Ainsi, depuis le mois d’avril 2012, six heures de soutien lui ont été enlevées graduellement, ce qui se traduit, chez elle, par des coupures dans la préparation de ses repas.

«Le plus urgent demeure l’épicerie», explique Marielle qui fait affaire, à tour de rôle, avec deux aides, à raison de deux fois par semaine. «Mais vu qu’elles ont moins de temps, je dois couper dans les repas. Alors, je mange des “cannages” quand il n’y a pas de repas de fait», dit-elle.

En ce qui a trait aux travaux ménagers, aux vêtements à acheter ou encore au lessivage hebdomadaire, Marielle les met parfois en mode pause parce que le nouvel horaire exige un remaniement complet du temps.

«Depuis 20 ans, j’avais 14 heures d’aide par semaine. Avec seulement 8 heures, on ne peut pas tout faire; il faut donc couper», déplore la sexagénaire.

Allergies et autres

Marielle doit aussi composer avec une allergie au lactose, une intolérance au gluten qui exige une diète, de l’ostéoporose avancée et un bras qu’elle ne peut plus soulever.

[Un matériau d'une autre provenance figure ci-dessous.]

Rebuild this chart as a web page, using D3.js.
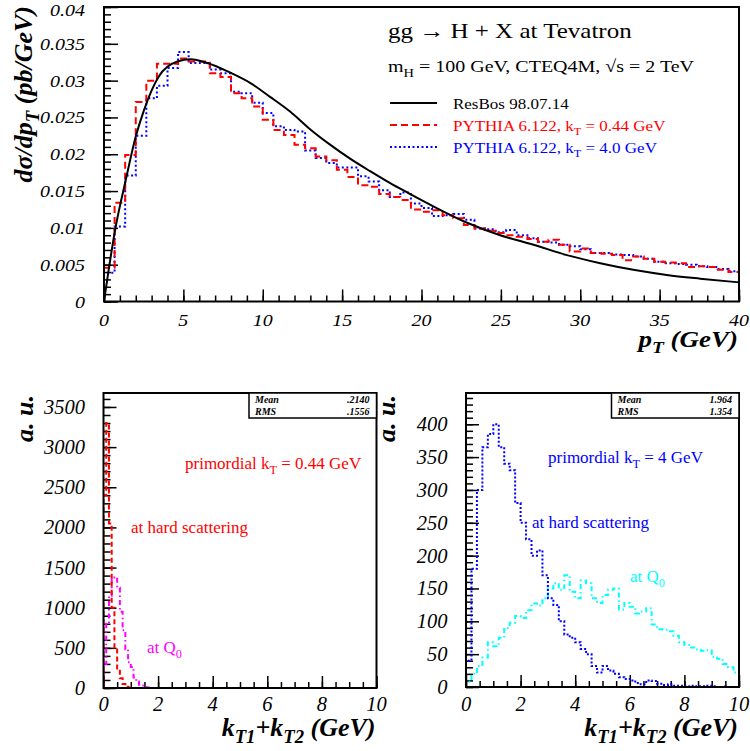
<!DOCTYPE html>
<html><head><meta charset="utf-8">
<script src="https://cdn.jsdelivr.net/npm/d3@7"></script>
<style>body{margin:0;background:#fff}svg{display:block}</style>
</head><body>
<svg id="c" width="750" height="751"></svg>
<script>
// ---------------- DATA ----------------
// Top panel: pT histograms, 60 bins from 0 to 40 GeV
const ptRange = [0, 40];
const ptBinCount = 60;
const pythiaKt044 = [0.0046,0.0134,0.0199,0.0271,0.0300,0.0323,0.0323,0.0330,0.0326,0.0326,
 0.0310,0.0305,0.0283,0.0276,0.0265,0.0247,0.0233,0.0226,0.0213,0.0208,
 0.0197,0.0192,0.0179,0.0169,0.0158,0.0156,0.0146,0.0142,0.0138,0.0125,
 0.0122,0.0124,0.0117,0.0113,0.0104,0.0099,0.0096,0.0093,0.0090,0.0088,
 0.0085,0.0081,0.0084,0.0077,0.0068,0.0072,0.0066,0.0065,0.0063,0.0056,
 0.0061,0.0058,0.0054,0.0053,0.0052,0.0047,0.0048,0.0047,0.0043,0.0040];
const pythiaKt40 = [0.0039,0.0102,0.0171,0.0225,0.0276,0.0293,0.0317,0.0339,0.0324,0.0324,
 0.0315,0.0310,0.0285,0.0283,0.0270,0.0256,0.0238,0.0233,0.0231,0.0205,
 0.0195,0.0188,0.0182,0.0182,0.0170,0.0163,0.0151,0.0142,0.0148,0.0133,
 0.0127,0.0116,0.0117,0.0119,0.0111,0.0099,0.0098,0.0094,0.0097,0.0090,
 0.0086,0.0081,0.0080,0.0077,0.0075,0.0071,0.0066,0.0066,0.0064,0.0063,
 0.0061,0.0058,0.0054,0.0052,0.0051,0.0050,0.0048,0.0047,0.0044,0.0041];
const resbosPt  = [0, 0.74, 1.37, 2.0, 2.52, 3.46, 4.62, 5.46, 6.5, 7.94, 9.2, 10.46, 11.72, 12.98, 14.24, 15.5, 16.76, 18.0, 19.28, 20.77, 22.87, 24.96, 27.06, 29.16, 31.26, 33.35, 35.45, 37.55, 40];
const resbosVal = [0, 0.0102, 0.0165, 0.0224, 0.0260, 0.0306, 0.0326, 0.0329, 0.0324, 0.0311, 0.0297, 0.0278, 0.0258, 0.0234, 0.0213, 0.0194, 0.0177, 0.0161, 0.0146, 0.0129, 0.0107, 0.0090, 0.0077, 0.0063, 0.0052, 0.0043, 0.0036, 0.0031, 0.0026];
const topYTicks = [0,0.005,0.01,0.015,0.02,0.025,0.03,0.035,0.04];
const topYTickLabels = ["0","0.005","0.01","0.015","0.02","0.025","0.03","0.035","0.04"];
const topXTicks = [0,5,10,15,20,25,30,35,40];

// Bottom-left: primordial kT = 0.44 GeV, bins of 0.1 GeV from 0
const ktRange = [0, 10];
const leftBinWidth = 0.1;
const leftHard = [2400,3300,2050,1000,500,230,120,50,15,5,0,0];
const leftQ0   = [300,800,1150,1350,1380,1250,950,720,480,320,260,130,80,40,30,10,5,0];
const leftYTicks = [0,500,1000,1500,2000,2500,3000,3500];
const leftStats = {mean: ".2140", rms: ".1556"};

// Bottom-right: primordial kT = 4 GeV, bins of 0.2 GeV from 0 to 10
const rightBinWidth = 0.2;
const rightHard = [40,180,300,365,385,400,365,340,330,280,250,225,200,208,170,135,125,100,80,75,
 68,58,50,32,22,32,25,20,15,12,10,6,4,10,9,5,3,4,2,2,1,2,1,1,2,1,0,1,0,0];
const rightQ0 = [8,20,32,45,68,62,75,90,98,108,105,117,127,124,135,150,158,148,170,145,
 135,162,158,135,128,140,148,150,118,128,122,112,115,120,95,88,87,85,78,68,
 64,60,57,55,56,46,43,35,30,22];
const rightYTicks = [0,50,100,150,200,250,300,350,400];
const rightStats = {mean: "1.964", rms: "1.354"};
const bottomXTicks = [0,2,4,6,8,10];

// ---------------- DRAWING ----------------
const svg = d3.select("#c");
const SERIF = "'Liberation Serif','Times New Roman',serif";

function text(g, x, y, segs, o) {
  o = o || {};
  const t = g.append("text")
    .attr("transform", `translate(${x},${y})` + (o.rotate ? ` rotate(${o.rotate})` : "") + ` scale(${o.sx||1},${o.sy||1})`)
    .attr("font-family", SERIF)
    .attr("font-size", o.size || 16)
    .attr("font-style", o.italic ? "italic" : "normal")
    .attr("font-weight", o.bold ? "bold" : "normal")
    .attr("text-anchor", o.anchor || "start")
    .attr("fill", o.fill || "#000");
  if (typeof segs === "string") segs = [{t: segs}];
  let shifted = 0;
  const size = o.size || 16;
  segs.forEach(s => {
    const ts = t.append("tspan").text(s.t);
    if (s.sub) {
      ts.attr("font-size", size * 0.72).attr("dy", size * 0.28 - shifted);
      shifted = size * 0.28;
    } else if (shifted) {
      ts.attr("dy", -shifted);
      shifted = 0;
    }
  });
  return t;
}

function histPoints(x0, w, vals, extendTo) {
  const pts = [[x0, 0]];
  vals.forEach((v, i) => { pts.push([x0 + i*w, v]); pts.push([x0 + (i+1)*w, v]); });
  if (extendTo !== undefined) { pts.push([x0 + vals.length*w, 0]); pts.push([extendTo, 0]); }
  return pts;
}

function ticks(g, axisFn, scale, values, size, transform) {
  g.append("g").attr("transform", transform)
    .call(axisFn(scale).tickValues(values).tickSize(-size).tickFormat(""))
    .call(s => s.select(".domain").remove())
    .call(s => s.selectAll("line").attr("stroke", "#000").attr("stroke-width", 1.5));
}

function frame(g, x, y, id) {
  const [x0, x1] = x.range(), [y1, y0] = y.range();
  g.append("clipPath").attr("id", id).append("rect")
    .attr("x", x0).attr("y", y0).attr("width", x1 - x0).attr("height", y1 - y0);
  return () => g.append("rect").attr("x", x0).attr("y", y0).attr("width", x1 - x0).attr("height", y1 - y0)
    .attr("fill", "none").attr("stroke", "#000").attr("stroke-width", 2);
}

// ---- TOP PANEL ----
const xT = d3.scaleLinear(ptRange, [104, 739]);
const yT = d3.scaleLinear([0, 0.04], [301.5, 7]);
const gT = svg.append("g");
const drawFrameT = frame(gT, xT, yT, "clipT");
ticks(gT, d3.axisBottom, xT, d3.range(0, 41, 1), 6, `translate(0,${yT(0)})`);
ticks(gT, d3.axisBottom, xT, topXTicks, 12, `translate(0,${yT(0)})`);
ticks(gT, d3.axisLeft, yT, d3.range(0, 41).map(i => i * 0.001), 7, `translate(${xT(0)},0)`);
ticks(gT, d3.axisLeft, yT, topYTicks, 14, `translate(${xT(0)},0)`);

const lineT = d3.line().x(d => xT(d[0])).y(d => yT(d[1]));
const ptW = (ptRange[1] - ptRange[0]) / ptBinCount;
const cT = gT.append("g").attr("clip-path", "url(#clipT)");
cT.append("path").attr("d", lineT(histPoints(0, ptW, pythiaKt40)))
  .attr("fill", "none").attr("stroke", "#0000ff").attr("stroke-width", 2).attr("stroke-dasharray", "2,2.5");
cT.append("path").attr("d", lineT(histPoints(0, ptW, pythiaKt044)))
  .attr("fill", "none").attr("stroke", "#ff0000").attr("stroke-width", 2).attr("stroke-dasharray", "7,4");
cT.append("path").attr("d", d3.line().x((d, i) => xT(resbosPt[i])).y(d => yT(d)).curve(d3.curveMonotoneX)(resbosVal))
  .attr("fill", "none").attr("stroke", "#000").attr("stroke-width", 2);
drawFrameT();

topYTicks.forEach((v, i) => text(gT, 85, Math.max(yT(v) + 6, 16), topYTickLabels[i], {size: 20, italic: true, anchor: "end", sy: 0.85}));
topXTicks.forEach(v => text(gT, xT(v), 326, String(v), {size: 20, italic: true, anchor: "middle", sy: 0.85}));

text(gT, 32, 6, [{t: "dσ/dp"}, {t: "T", sub: true}, {t: " (pb/GeV)"}], {size: 26, bold: true, italic: true, anchor: "end", rotate: -90});
text(gT, 738, 347, [{t: "p"}, {t: "T", sub: true}, {t: " (GeV)"}], {size: 27, bold: true, italic: true, anchor: "end", sy: 0.85});

text(gT, 388, 38, "gg → H + X at Tevatron", {size: 25, sy: 0.85});
text(gT, 388, 72, [{t: "m"}, {t: "H", sub: true}, {t: " = 100 GeV, CTEQ4M, √s = 2 TeV"}], {size: 20, sy: 0.85});

const legend = [
  {label: [{t: "ResBos 98.07.14"}], color: "#000", dash: null, y: 103},
  {label: [{t: "PYTHIA 6.122, k"}, {t: "T", sub: true}, {t: " = 0.44 GeV"}], color: "#ff0000", dash: "7,4", y: 125},
  {label: [{t: "PYTHIA 6.122, k"}, {t: "T", sub: true}, {t: " = 4.0 GeV"}], color: "#0000ff", dash: "2,2.5", y: 147}
];
legend.forEach(l => {
  gT.append("line").attr("x1", 390).attr("x2", 437).attr("y1", l.y).attr("y2", l.y)
    .attr("stroke", l.color).attr("stroke-width", 2).attr("stroke-dasharray", l.dash);
  text(gT, 453, l.y + 6, l.label, {size: 17, fill: l.color, sy: 0.85});
});

// ---- BOTTOM PANELS ----
function bottomPanel(opt) {
  const x = d3.scaleLinear(ktRange, opt.xr);
  const y = d3.scaleLinear([0, opt.ymax], [opt.y0, 393]);
  const g = svg.append("g");
  const drawFrame = frame(g, x, y, opt.id);
  ticks(g, d3.axisBottom, x, d3.range(0, 10.01, 0.5), 6, `translate(0,${y(0)})`);
  ticks(g, d3.axisBottom, x, bottomXTicks, 12, `translate(0,${y(0)})`);
  ticks(g, d3.axisLeft, y, d3.range(0, opt.ymax, opt.minor), 7, `translate(${x(0)},0)`);
  ticks(g, d3.axisLeft, y, opt.yticks, 13, `translate(${x(0)},0)`);
  const line = d3.line().x(d => x(d[0])).y(d => y(d[1]));
  const c = g.append("g").attr("clip-path", `url(#${opt.id})`);
  opt.series.forEach(s => {
    c.append("path").attr("d", line(histPoints(0, opt.bw, s.vals, 10)))
      .attr("fill", "none").attr("stroke", s.color).attr("stroke-width", 2).attr("stroke-dasharray", s.dash);
  });
  drawFrame();
  opt.yticks.forEach(v => text(g, x(0) - 18.5, y(v) + 7, String(v), {size: 20.5, italic: true, anchor: "end"}));
  bottomXTicks.forEach(v => text(g, x(v), 711, String(v), {size: 20.5, italic: true, anchor: "middle"}));
  text(g, opt.xr[1] - 1, 736, [{t: "k"}, {t: "T1", sub: true}, {t: "+k"}, {t: "T2", sub: true}, {t: " (GeV)"}], {size: 26, bold: true, italic: true, anchor: "end"});
  text(g, opt.auX, 395, "a. u.", {size: 26, bold: true, italic: true, anchor: "end", rotate: -90});
  // stats box
  const bx0 = opt.xr[1] - 127.5;
  g.append("rect").attr("x", bx0).attr("y", 393).attr("width", 127.5).attr("height", 25)
    .attr("fill", "#fff").attr("stroke", "#000").attr("stroke-width", 1.5);
  text(g, bx0 + 6, 403, "Mean", {size: 10, bold: true, italic: true});
  text(g, opt.xr[1] - 7, 403, opt.stats.mean, {size: 10, bold: true, italic: true, anchor: "end"});
  text(g, bx0 + 6, 414.5, "RMS", {size: 10, bold: true, italic: true});
  text(g, opt.xr[1] - 7, 414.5, opt.stats.rms, {size: 10, bold: true, italic: true, anchor: "end"});
  opt.notes.forEach(n => text(g, n.x, n.y, n.segs, {size: 17, fill: n.color}));
}

bottomPanel({
  id: "clipL", xr: [103.5, 376.5], y0: 688, ymax: 3674, minor: 100, yticks: leftYTicks, auX: 33,
  stats: leftStats,
  series: [
    {vals: leftQ0, color: "#ff00ff", dash: "5,3,1.5,3"},
    {vals: leftHard, color: "#ff0000", dash: "5,3"}
  ],
  bw: leftBinWidth,
  notes: [
    {x: 185, y: 469, segs: [{t: "primordial k"}, {t: "T", sub: true}, {t: " = 0.44 GeV"}], color: "#ff0000"},
    {x: 131, y: 533, segs: "at hard scattering", color: "#ff0000"},
    {x: 147, y: 653, segs: [{t: "at Q"}, {t: "0", sub: true}], color: "#ff00ff"}
  ]
});

bottomPanel({
  id: "clipR", xr: [466, 739], y0: 687, ymax: 447.6, minor: 10, yticks: rightYTicks, auX: 395,
  stats: rightStats,
  series: [
    {vals: rightQ0, color: "#00ffff", dash: "5,3,1.5,3"},
    {vals: rightHard, color: "#0000ff", dash: "2,2"}
  ],
  bw: rightBinWidth,
  notes: [
    {x: 548, y: 463, segs: [{t: "primordial k"}, {t: "T", sub: true}, {t: " = 4 GeV"}], color: "#0000ff"},
    {x: 532, y: 528, segs: "at hard scattering", color: "#0000ff"},
    {x: 630, y: 582, segs: [{t: "at Q"}, {t: "0", sub: true}], color: "#00ffff"}
  ]
});
</script>
</body></html>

«Une travailleuse sociale est venue du CLSC pour réévaluer mes besoins», mentionne la dame qui était toujours en attente d’une réponse au moment de l’entrevue et qui espère retrouver ses heures de jadis, ne serait-ce que pour compléter toutes les tâches urgentes qu’il y a à faire chez elle: «Les heures qu’on me donne servent à faire mes commissions, la cuisine, lire mon courrier, et identifier la commande.»

Ses loisirs, elle les partage entre la lecture de livres spirituels ou de travaux d’écriture qu’elle fait. Parfois, elle sort sur son patio ou part se balader près de chez elle. «Même si j’ai gagné deux heures de plus, il m’en manque encore», conclut-elle.